İhbarcı T.A., "Altındağ ilçesinde yetişmiş biri olarak çalışma sistemlerini biliyorum" diye de ekliyor.
Yani, bundan beş yıl önce, Ayhan Bora Kaplan ile yapılan bir "suç örgütü" ihbarından bahsediyorum.
Sonuç ne mi oluyor?
Savcılığın takipsizlik kararından özetliyorum:
"Tüm iddialar ve kişilerle ilgili olarak evrak içerlerinde somut bilgi olmamasına rağmen yapılan istihbari ve sokak çalışmalarında halihazırda herhangi bir somut veri bulunmadı."
Ve:
"Şüpheliler açısından iddia olunan suçlarla ilgili olarak soruşturma yürütülmüş, ihbar edenin 2006 yılından beri ceza infaz kurumunda bulunup, herhangi bir bilgi vermeksizin atılı suçları işlediğini belirterek ihbar ettiği kişiler ile ilgili soyut anlatım dışında hali hazırda atılı suçların işlendiğine ilişkin kamu davasının ikamesini gerektirir nitelikte delil bulunmadığı anlaşıldı."

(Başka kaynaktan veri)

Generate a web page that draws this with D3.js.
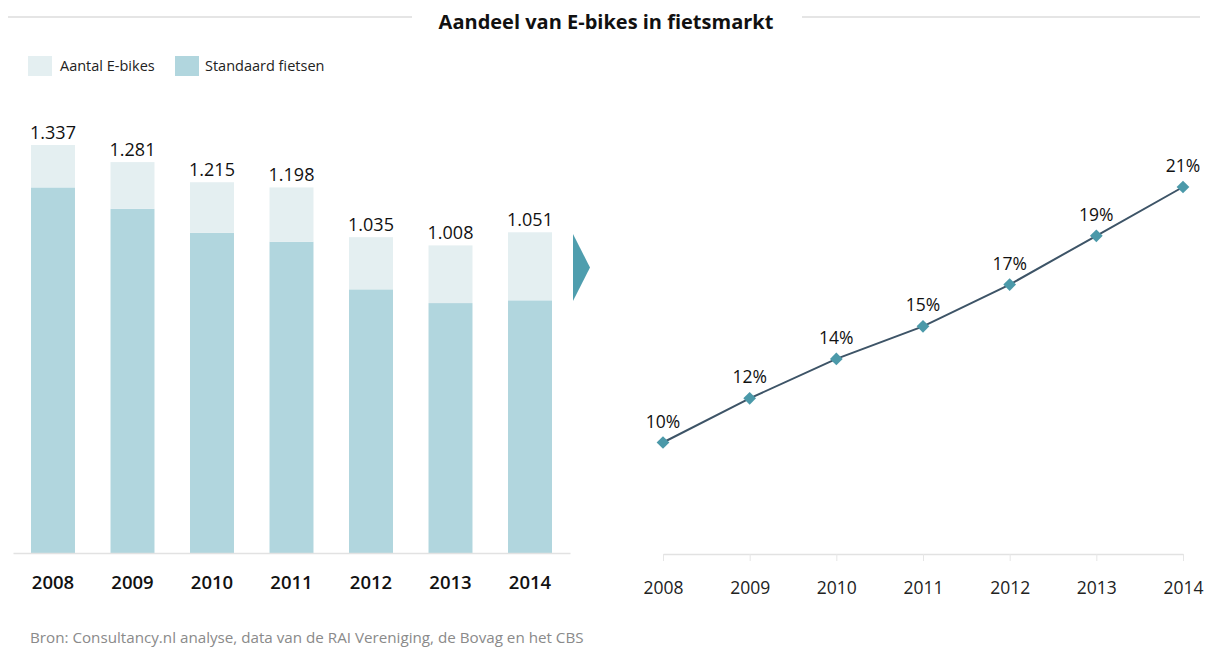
<!DOCTYPE html>
<html>
<head>
<meta charset="utf-8">
<script src="https://cdn.jsdelivr.net/npm/d3@7"></script>
<style>
  html, body { margin: 0; padding: 0; background: #fff; }
  svg { display: block; font-family: "Open Sans", "Noto Sans", sans-serif; }
</style>
</head>
<body>
<svg id="chart" width="1207" height="650"></svg>
<script>
// ---- Data ----
const years = ["2008", "2009", "2010", "2011", "2012", "2013", "2014"];
const totals = [1337, 1281, 1215, 1198, 1035, 1008, 1051];        // x1000 fietsen
const eBikes = [139, 153, 166, 178, 171, 189, 223];                // x1000
const standaard = [1198, 1128, 1049, 1020, 864, 819, 828];         // x1000
const shareEbikes = [10, 11.9, 13.6, 15, 16.8, 18.9, 21];          // %
const seriesNames = ["Aantal E-bikes", "Standaard fietsen"];
const titleText = "Aandeel van E-bikes in fietsmarkt";
const sourceText = "Bron: Consultancy.nl analyse, data van de RAI Vereniging, de Bovag en het CBS";

const svg = d3.select("#chart");
const colLight = "#e4eff1", colDark = "#b1d6de";

// ---- Title with side rules ----
svg.append("line").attr("x1", 8).attr("x2", 412).attr("y1", 17).attr("y2", 17)
  .attr("stroke", "#dcdcdc").attr("stroke-width", 1.5);
svg.append("line").attr("x1", 802).attr("x2", 1200).attr("y1", 17).attr("y2", 17)
  .attr("stroke", "#dcdcdc").attr("stroke-width", 1.5);
svg.append("text").attr("x", 606).attr("y", 29).attr("text-anchor", "middle")
  .attr("font-size", 20).attr("font-weight", 700).attr("fill", "#111").text(titleText);

// ---- Legend ----
const legend = svg.append("g");
[[28, colLight, 60], [175, colDark, 205]].forEach((d, i) => {
  legend.append("rect").attr("x", d[0]).attr("y", 56).attr("width", 24).attr("height", 20).attr("fill", d[1]);
  legend.append("text").attr("x", d[2]).attr("y", 71).attr("font-size", 14.5).attr("fill", "#222").text(seriesNames[i]);
});

// ---- Stacked bars ----
const baseY = 553;
const xb = d3.scaleBand().domain(years).range([13, 570]).paddingInner(0.447).paddingOuter(0.2266);
const yb = d3.scaleLinear().domain([0, 1337]).range([baseY, 145]);

const stackData = years.map((y, i) => ({ year: y, standaard: standaard[i], ebikes: eBikes[i] }));
const stack = d3.stack().keys(["standaard", "ebikes"])(stackData);
const colors = { standaard: colDark, ebikes: colLight };

svg.append("g").selectAll("g").data(stack).join("g")
  .attr("fill", d => colors[d.key])
  .selectAll("rect").data(d => d).join("rect")
  .attr("x", d => xb(d.data.year))
  .attr("width", xb.bandwidth())
  .attr("y", d => yb(d[1]))
  .attr("height", d => yb(d[0]) - yb(d[1]));

const fmtNL = v => d3.format(",")(v).replace(/,/g, ".");
svg.append("g").selectAll("text").data(years).join("text")
  .attr("x", d => xb(d) + xb.bandwidth() / 2)
  .attr("y", (d, i) => yb(totals[i]) - 6)
  .attr("text-anchor", "middle").attr("font-size", 18).attr("fill", "#111")
  .text((d, i) => fmtNL(totals[i]));

const xAxisB = d3.axisBottom(xb).tickSize(0).tickPadding(23);
const gxb = svg.append("g").attr("transform", `translate(0,${baseY})`).call(xAxisB);
gxb.select(".domain").attr("stroke", "#e2e2e2").attr("stroke-width", 1.5);
gxb.selectAll("text").attr("font-size", 18.5).attr("font-weight", 600).attr("fill", "#111")
  .attr("font-family", "\"Open Sans\", sans-serif");

// ---- Arrow ----
svg.append("path").attr("d", "M573,234 L590,267.5 L573,301 Z").attr("fill", "#4f9eae");

// ---- Line chart ----
const lineBase = 554;
const xl = d3.scalePoint().domain(years).range([663, 1183]);
const yl = d3.scaleLinear().domain([5.2, 21]).range([lineBase, 187]);

const xAxisL = d3.axisBottom(xl).tickSize(7).tickSizeOuter(0).tickPadding(21);
const gxl = svg.append("g").attr("transform", `translate(0,${lineBase})`).call(xAxisL);
gxl.select(".domain").attr("stroke", "#e2e2e2").attr("stroke-width", 1.5);
gxl.selectAll(".tick line").attr("stroke", "#e6e6e6").attr("stroke-width", 1);
gxl.selectAll("text").attr("font-size", 17.5).attr("fill", "#222")
  .attr("font-family", "\"Open Sans\", sans-serif");

const lineData = years.map((y, i) => ({ year: y, v: shareEbikes[i] }));
svg.append("path").datum(lineData)
  .attr("fill", "none").attr("stroke", "#3d5467").attr("stroke-width", 2)
  .attr("d", d3.line().x(d => xl(d.year)).y(d => yl(d.v)));

svg.append("g").selectAll("path").data(lineData).join("path")
  .attr("d", d3.symbol(d3.symbolSquare, 81))
  .attr("transform", d => `translate(${xl(d.year)},${yl(d.v)}) rotate(45)`)
  .attr("fill", "#4b99a9");

svg.append("g").selectAll("text").data(lineData).join("text")
  .attr("x", d => xl(d.year))
  .attr("y", d => yl(d.v) - 15)
  .attr("text-anchor", "middle").attr("font-size", 17.5).attr("fill", "#111")
  .text(d => d3.format(".0f")(d.v) + "%");

// ---- Source ----
svg.append("text").attr("x", 30).attr("y", 643).attr("font-size", 15.2).attr("fill", "#8a8a8a").text(sourceText);
</script>
</body>
</html>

Sözün özü: Ayhan Bora Kaplan’ın birinci şüpheli olduğu dosya 4 Kasım 2019’da kapatılıyor.
Peki, o dönemde bu soruşturmayı yürüten Ankara Cumhuriyet Başsavcılığı koltuğunda kim oturuyor?
Şimdi Ayhan Bora Kaplan’la ilişkisi olmakla suçlanan Yüksel Kocaman!
Sahi... Polisin ve savcının beş yıl önce bulamadığı suçlar bugün nasıl bulunabiliyor da MASAK raporuna girebiliyor? Siz yoksa suç örgütünün sadece silahı mı var sanıyorsunuz?